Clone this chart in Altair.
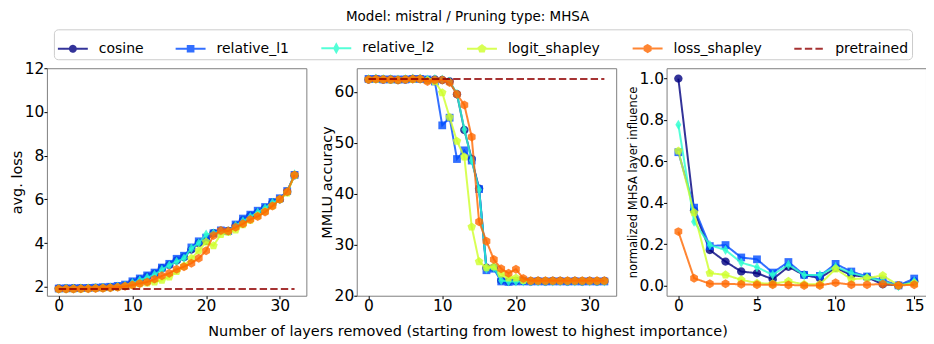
import altair as alt
import pandas as pd

methods = ["cosine", "relative_l1", "relative_l2", "logit_shapley", "loss_shapley", "pretrained"]
colors = ["#000080", "#004cff", "#29ffce", "#ceff29", "#ff6800", "#900000"]

# ---- panel 1: avg. loss vs layers removed
layers_removed = list(range(33))
loss_cosine = [1.92, 1.92, 1.93, 1.93, 1.94, 1.95, 1.96, 1.98, 2.0, 2.05, 2.2, 2.33, 2.47, 2.6, 2.85, 3.0, 3.2,
               3.35, 3.7, 4.0, 4.1, 4.45, 4.55, 4.55, 4.8, 5.05, 5.25, 5.4, 5.6, 5.85, 6.0, 6.35, 7.1]
loss_relative_l1 = [1.92, 1.93, 1.93, 1.94, 1.95, 1.96, 1.98, 2.0, 2.04, 2.1, 2.25, 2.38, 2.52, 2.65, 2.88, 3.05, 3.28,
                    3.42, 3.8, 4.08, 4.25, 4.45, 4.58, 4.55, 4.85, 5.12, 5.3, 5.48, 5.65, 5.88, 6.05, 6.38, 7.12]
loss_relative_l2 = [1.91, 1.92, 1.92, 1.93, 1.94, 1.95, 1.96, 1.98, 2.01, 2.06, 2.18, 2.3, 2.42, 2.55, 2.78, 2.98, 3.15,
                    3.3, 3.75, 4.0, 4.4, 4.45, 4.55, 4.55, 4.8, 5.0, 5.2, 5.4, 5.6, 5.85, 6.0, 6.35, 7.15]
loss_logit_shapley = [1.9, 1.9, 1.91, 1.91, 1.92, 1.93, 1.94, 1.96, 1.98, 2.02, 2.08, 2.14, 2.18, 2.22, 2.3, 2.45, 2.7,
                      2.95, 3.3, 3.65, 4.05, 3.88, 4.4, 4.5, 4.6, 4.85, 5.05, 5.25, 5.45, 5.7, 6.0, 6.3, 7.1]
loss_loss_shapley = [1.9, 1.9, 1.9, 1.91, 1.91, 1.92, 1.93, 1.95, 1.98, 2.02, 2.08, 2.15, 2.22, 2.35, 2.5, 2.62, 2.8,
                     2.92, 3.08, 3.3, 3.65, 4.35, 4.58, 4.55, 4.72, 4.88, 5.08, 5.22, 5.42, 5.7, 6.0, 6.35, 7.12]
loss_pretrained = 1.9

# ---- panel 2: MMLU accuracy vs layers removed
acc_cosine = [62.4, 62.5, 62.4, 62.4, 62.3, 62.4, 62.5, 62.5, 62.3, 62.4, 62.3, 62.0, 59.5, 52.5, 46.8, 41.0, 25.5,
              25.5, 23.0, 22.8, 22.9, 22.9, 22.8, 22.9, 22.8, 22.9, 22.9, 22.8, 22.9, 22.8, 22.9, 22.8, 22.9]
acc_relative_l1 = [62.5, 62.5, 62.4, 62.4, 62.4, 62.4, 62.5, 62.5, 62.4, 62.0, 53.4, 54.9, 46.8, 48.5, 46.5, 40.9, 25.0,
                   25.3, 22.8, 22.7, 22.8, 22.8, 22.8, 22.8, 22.8, 22.8, 22.8, 22.8, 22.8, 22.8, 22.8, 22.8, 22.8]
acc_relative_l2 = [62.5, 62.6, 62.5, 62.5, 62.4, 62.5, 62.6, 62.6, 62.4, 62.5, 62.4, 62.0, 59.6, 52.6, 46.5, 40.8, 25.3,
                   25.5, 23.0, 22.8, 22.8, 22.8, 22.8, 22.8, 22.8, 22.8, 22.8, 22.8, 22.8, 22.8, 22.8, 22.8, 22.8]
acc_logit_shapley = [62.4, 62.4, 62.4, 62.3, 62.3, 62.4, 62.4, 62.5, 62.2, 62.0, 59.8, 55.0, 50.3, 47.2, 33.5, 26.7,
                     25.5, 25.7, 24.3, 23.5, 23.5, 23.0, 22.9, 22.9, 22.9, 22.9, 22.9, 22.9, 22.9, 22.9, 22.9, 22.9, 22.9]
acc_loss_shapley = [62.4, 62.5, 62.4, 62.4, 62.3, 62.4, 62.5, 62.5, 62.0, 62.3, 62.3, 61.8, 59.5, 57.4, 51.1, 34.5,
                    30.7, 27.1, 25.3, 24.4, 25.2, 23.4, 22.95, 22.95, 22.95, 22.95, 22.95, 22.95, 22.95, 22.95, 22.95,
                    22.95, 22.95]
acc_pretrained = 62.5

# ---- panel 3: normalized MHSA layer influence per layer
layer_index = list(range(16))
infl_cosine = [1.0, 0.363, 0.171, 0.115, 0.067, 0.059, 0.03, 0.09, 0.05, 0.035, 0.085, 0.05, 0.04, 0.005, 0.0, 0.02]
infl_relative_l1 = [0.644, 0.376, 0.19, 0.195, 0.135, 0.126, 0.062, 0.113, 0.051, 0.046, 0.104, 0.067, 0.043, 0.025,
                    0.0, 0.033]
infl_relative_l2 = [0.777, 0.308, 0.195, 0.171, 0.11, 0.088, 0.051, 0.10, 0.05, 0.05, 0.09, 0.06, 0.04, 0.02, -0.005,
                    0.02]
infl_logit_shapley = [0.65, 0.352, 0.059, 0.051, 0.027, 0.011, 0.008, 0.02, 0.005, 0.005, 0.08, 0.03, 0.035, 0.048,
                      0.0, 0.01]
infl_loss_shapley = [0.26, 0.035, 0.008, 0.008, 0.005, 0.003, 0.003, 0.002, 0.0, 0.0, 0.013, 0.003, 0.003, 0.007, 0.0,
                     0.003]

title_text = "Model: mistral / Pruning type: MHSA"
x_title = "Number of layers removed (starting from lowest to highest importance)"

FONT = "DejaVu Sans"

# marker shapes in unit coordinates (drawn with size 900 -> 1 unit = 15 px)
marker_paths = [
    "M0.28,0A0.28,0.28,0,1,1,-0.28,0A0.28,0.28,0,1,1,0.28,0Z",           # circle
    "M-0.26,-0.26H0.26V0.26H-0.26Z",                                     # square
    "M0,-0.33L0.2,0L0,0.33L-0.2,0Z",                                     # thin diamond
    "M0,-0.3L0.285,-0.093L0.176,0.243L-0.176,0.243L-0.285,-0.093Z",      # pentagon
    "M0,-0.3L0.26,-0.15L0.26,0.15L0,0.3L-0.26,0.15L-0.26,-0.15Z",         # hexagon
]
# legend symbols: horizontal line + smaller marker (stroke adds the outline)
legend_paths = [
    "M-1,0H1M0.2,0A0.2,0.2,0,1,1,-0.2,0A0.2,0.2,0,1,1,0.2,0Z",
    "M-1,0H1M-0.19,-0.19H0.19V0.19H-0.19Z",
    "M-1,0H1M0,-0.26L0.14,0L0,0.26L-0.14,0Z",
    "M-1,0H1M0,-0.23L0.219,-0.071L0.135,0.186L-0.135,0.186L-0.219,-0.071Z",
    "M-1,0H1M0,-0.23L0.2,-0.115L0.2,0.115L0,0.23L-0.2,0.115L-0.2,-0.115Z",
    "M-1,0H1",
]
dashes = [[1, 0]] * 5 + [[7.4, 3.2]]


def long_frame(x, series):
    rows = []
    for m, vals in zip(methods, series):
        if vals is None:
            continue
        for xi, v in zip(x, vals):
            rows.append({"x": xi, "y": v, "method": m})
    return pd.DataFrame(rows)


df_loss = long_frame(layers_removed, [loss_cosine, loss_relative_l1, loss_relative_l2, loss_logit_shapley,
                                      loss_loss_shapley, [loss_pretrained] * len(layers_removed)])
df_acc = long_frame(layers_removed, [acc_cosine, acc_relative_l1, acc_relative_l2, acc_logit_shapley,
                                     acc_loss_shapley, [acc_pretrained] * len(layers_removed)])
df_infl = long_frame(layer_index, [infl_cosine, infl_relative_l1, infl_relative_l2, infl_logit_shapley,
                                   infl_loss_shapley, None])

legend_spec = alt.Legend(orient="none", legendX=7, legendY=-39, direction="horizontal", columns=6, title=None,
                         symbolSize=900, symbolStrokeWidth=2, symbolOpacity=0.8, labelFontSize=14, labelFont=FONT,
                         labelColor="black", labelOffset=10, columnPadding=28, padding=3, strokeColor="#cccccc",
                         cornerRadius=4, fillColor="white")

PW, PH = 260, 228


def panel(df, xdom, xvals, ydom, yvals, yfmt, ytitle, ytitle_size, xaxis_title=None, with_legend=False):
    xaxis_kw = dict(values=xvals, title=xaxis_title if xaxis_title else None)
    if xaxis_title:
        xaxis_kw.update(titleX=111, titlePadding=10, titleFontSize=14.5)
    xenc = alt.X("x:Q", scale=alt.Scale(domain=xdom, nice=False, zero=False), axis=alt.Axis(**xaxis_kw))
    yenc = alt.Y("y:Q", scale=alt.Scale(domain=ydom, nice=False, zero=False),
                 axis=alt.Axis(values=yvals, format=yfmt, title=ytitle, titleFontSize=ytitle_size, titlePadding=0))
    layers = []
    present = list(df["method"].unique())
    for i, m in enumerate(methods):
        if m not in present:
            continue
        base = alt.Chart(df).transform_filter(alt.datum.method == m)
        layers.append(base.mark_line(strokeWidth=2, opacity=0.8, color=colors[i], strokeDash=dashes[i]).encode(
            x=xenc, y=yenc))
        if m != "pretrained":
            layers.append(base.mark_point(filled=True, size=900, opacity=0.8, color=colors[i],
                                          shape=marker_paths[i]).encode(x=xenc, y=yenc))
    if with_legend:
        legend_layer = alt.Chart(df).transform_filter("false").mark_point(filled=True, opacity=0.8).encode(
            x=xenc, y=yenc,
            fill=alt.Fill("method:N", scale=alt.Scale(domain=methods, range=colors), legend=legend_spec),
            stroke=alt.Stroke("method:N", scale=alt.Scale(domain=methods, range=colors), legend=legend_spec),
            shape=alt.Shape("method:N", scale=alt.Scale(domain=methods, range=legend_paths), legend=legend_spec),
            strokeDash=alt.StrokeDash("method:N", scale=alt.Scale(domain=methods, range=dashes), legend=legend_spec),
        )
        layers.append(legend_layer)
    return alt.layer(*layers).properties(width=PW, height=PH)


p1 = panel(df_loss, [-1.6, 33.6], [0, 10, 20, 30], [1.59, 12], [2, 4, 6, 8, 10, 12], "d", "avg. loss", 14.5,
           with_legend=True)
p2 = panel(df_acc, [-1.6, 33.6], [0, 10, 20, 30], [20, 64.6], [20, 30, 40, 50, 60], "d", "MMLU accuracy", 14.5,
           xaxis_title=x_title)
p3 = panel(df_infl, [-0.75, 15.75], [0, 5, 10, 15], [-0.05, 1.05], [0.0, 0.2, 0.4, 0.6, 0.8, 1.0], ".1f",
           "normalized MHSA layer influence", 11.6)

chart = alt.hconcat(p1, p2, p3, spacing=50.5, bounds="flush").properties(
    title=alt.TitleParams(title_text, fontSize=13.5, font=FONT, fontWeight="normal", anchor="middle", offset=5,
                          color="black"),
    padding={"top": 2, "left": 0, "right": -1, "bottom": 0},
).configure_view(stroke="#808080", strokeWidth=1).configure_axis(
    labelFont=FONT, titleFont=FONT, labelColor="black", titleColor="black", tickColor="black", grid=False,
    domain=False, labelFontSize=15.5, titleFontSize=14.5, titleFontWeight="normal", tickSize=3, labelPadding=0
)

chart.save("out.html", embed_options={"renderer": "svg", "actions": False})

* * * * *

▶ **Exercise task**:
Write out again, exactly, the lines from the start of the listing up to the line containing "loss_pretrained = 1.9", with both ends and without pictures.

▶ **Solution for this task**:
Clone this chart in Altair.
import altair as alt
import pandas as pd

methods = ["cosine", "relative_l1", "relative_l2", "logit_shapley", "loss_shapley", "pretrained"]
colors = ["#000080", "#004cff", "#29ffce", "#ceff29", "#ff6800", "#900000"]

# ---- panel 1: avg. loss vs layers removed
layers_removed = list(range(33))
loss_cosine = [1.92, 1.92, 1.93, 1.93, 1.94, 1.95, 1.96, 1.98, 2.0, 2.05, 2.2, 2.33, 2.47, 2.6, 2.85, 3.0, 3.2,
               3.35, 3.7, 4.0, 4.1, 4.45, 4.55, 4.55, 4.8, 5.05, 5.25, 5.4, 5.6, 5.85, 6.0, 6.35, 7.1]
loss_relative_l1 = [1.92, 1.93, 1.93, 1.94, 1.95, 1.96, 1.98, 2.0, 2.04, 2.1, 2.25, 2.38, 2.52, 2.65, 2.88, 3.05, 3.28,
                    3.42, 3.8, 4.08, 4.25, 4.45, 4.58, 4.55, 4.85, 5.12, 5.3, 5.48, 5.65, 5.88, 6.05, 6.38, 7.12]
loss_relative_l2 = [1.91, 1.92, 1.92, 1.93, 1.94, 1.95, 1.96, 1.98, 2.01, 2.06, 2.18, 2.3, 2.42, 2.55, 2.78, 2.98, 3.15,
                    3.3, 3.75, 4.0, 4.4, 4.45, 4.55, 4.55, 4.8, 5.0, 5.2, 5.4, 5.6, 5.85, 6.0, 6.35, 7.15]
loss_logit_shapley = [1.9, 1.9, 1.91, 1.91, 1.92, 1.93, 1.94, 1.96, 1.98, 2.02, 2.08, 2.14, 2.18, 2.22, 2.3, 2.45, 2.7,
                      2.95, 3.3, 3.65, 4.05, 3.88, 4.4, 4.5, 4.6, 4.85, 5.05, 5.25, 5.45, 5.7, 6.0, 6.3, 7.1]
loss_loss_shapley = [1.9, 1.9, 1.9, 1.91, 1.91, 1.92, 1.93, 1.95, 1.98, 2.02, 2.08, 2.15, 2.22, 2.35, 2.5, 2.62, 2.8,
                     2.92, 3.08, 3.3, 3.65, 4.35, 4.58, 4.55, 4.72, 4.88, 5.08, 5.22, 5.42, 5.7, 6.0, 6.35, 7.12]
loss_pretrained = 1.9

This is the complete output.